American Diabetes Association guidelines recommend that people with diabetes undergo a comprehensive foot evaluation each year. Patients with a history of ulcers or amputations, insensate feet, foot deformities or peripheral artery disease should get their feet checked out at every doctor’s visit.

The Podimetrics Remote Temperature Monitoring System is designed for the ongoing assessment of patients' feet. It relies on the concept that tissue heats up before it becomes a wound, said CEO Jonathan Bloom, M.D. A patient steps on the system's Smartmat for 20 seconds at a time and it measures the temperature difference at various locations on the feet. Specifically, the software is looking for a “hotspot,” or a place where the temperature is persistently higher than in other areas.

A monitoring service alerts patients and physicians when the data show that inflammation may develop. The patient and physician then work together to prevent an ulcer from forming.

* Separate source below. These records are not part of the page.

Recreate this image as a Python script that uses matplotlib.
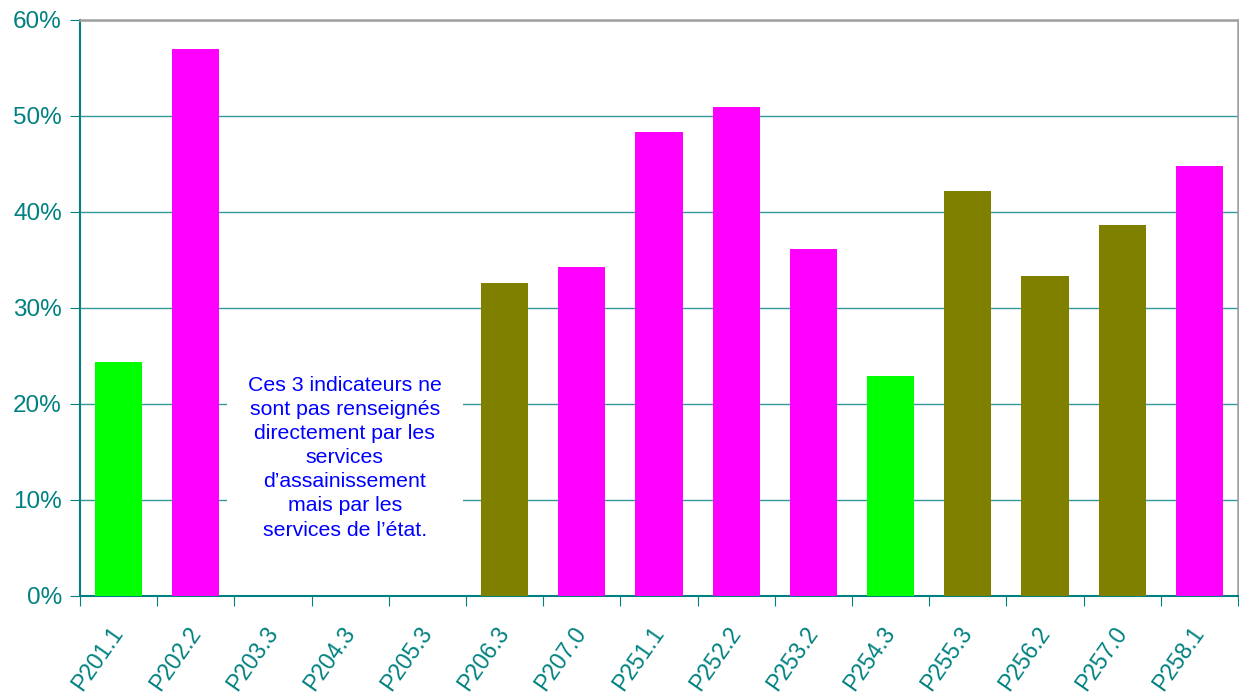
import numpy as np
import matplotlib
matplotlib.use("Agg")
import matplotlib.pyplot as plt

plt.rcParams['font.family'] = ['Liberation Sans', 'DejaVu Sans']

# indicateurs et taux (%)
codes = ["P201.1", "P202.2", "P203.3", "P204.3", "P205.3", "P206.3", "P207.0",
         "P251.1", "P252.2", "P253.2", "P254.3", "P255.3", "P256.2", "P257.0", "P258.1"]
taux = [24.4, 57.0, 0, 0, 0, 32.6, 34.3, 48.3, 50.9, 36.1, 22.9, 42.2, 33.3, 38.6, 44.8]
couleurs = ["#00ff00", "#ff00ff", "#ff00ff", "#ff00ff", "#ff00ff", "#808000", "#ff00ff",
            "#ff00ff", "#ff00ff", "#ff00ff", "#00ff00", "#808000", "#808000", "#808000", "#ff00ff"]
note = ("Ces 3 indicateurs ne\nsont pas renseignés\ndirectement par les\nservices\n"
        "d\u2019assainissement\nmais par les\nservices de l\u2019état.")

teal = "#008080"

fig = plt.figure(figsize=(12.39, 6.93), dpi=100)
ax = fig.add_axes([80/1239, 1-596/693, 1158/1239, 576/693])

x = np.arange(len(codes))
ax.bar(x, taux, width=0.61, color=couleurs, zorder=3)

ax.set_xlim(-0.5, len(codes) - 0.5)
ax.set_ylim(0, 60)
ax.set_yticks(np.arange(0, 61, 10))
ax.set_yticklabels([f"{v}%" for v in range(0, 61, 10)])
ax.yaxis.grid(True, color=teal, linewidth=1.0, alpha=0.8, zorder=0)

# ticks entre les catégories, étiquettes au centre
ax.set_xticks(np.arange(-0.5, len(codes), 1.0))
ax.set_xticklabels([])
ax.set_xticks(x, minor=True)
ax.set_xticklabels(codes, minor=True, rotation=55, ha='right', va='center',
                   rotation_mode='anchor')
ax.tick_params(axis='x', which='minor', length=0, pad=24, labelsize=16.5, labelcolor=teal)
ax.tick_params(axis='x', which='major', length=7, color=teal, direction='out')
ax.tick_params(axis='y', length=7, color=teal, labelsize=17.5, labelcolor=teal, pad=6)

for s in ['left', 'bottom']:
    ax.spines[s].set_color(teal)
    ax.spines[s].set_linewidth(1.5)
for s in ['top', 'right']:
    ax.spines[s].set_color("#a0a0a0")
    ax.spines[s].set_linewidth(1.8)

ax.text(2.93, 14.4, note, ha='center', va='center', color="#0000ff", fontsize=15.3,
        linespacing=1.34, zorder=4,
        bbox=dict(facecolor='white', edgecolor='none', pad=15))

fig.savefig("out.png", dpi=100)
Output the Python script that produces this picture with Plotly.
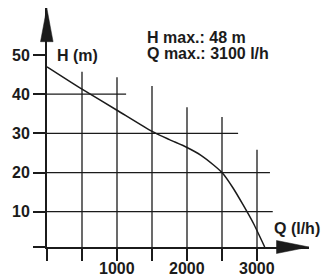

“In a real-world setting, when a doctor gets a notification that a patient has a hotspot, the patient will be advised to reduce physical activity for a period to let the developing wound heal or may be asked to come in for a visit in serious cases,” said lead investigator Robert Frykberg, M.D., of the Carl T. Hayden Veterans Affairs Medical Center in a statement.

The 129-patient study, published in Diabetes Care, showed that the SmartMat detected as many as 97% of developing nontraumatic plantar foot ulcers an average of five weeks before they presented clinically. Additionally, 86% of patients used the device at least three times a week, and 88% of them said it was easy to use.

“This is the big part,” Bloom said. “People actually use it.”

“[This] is critical for adherence and ultimately achieving ongoing prevention of [diabetic foot ulcers] and its devastating complications,” he said in the statement.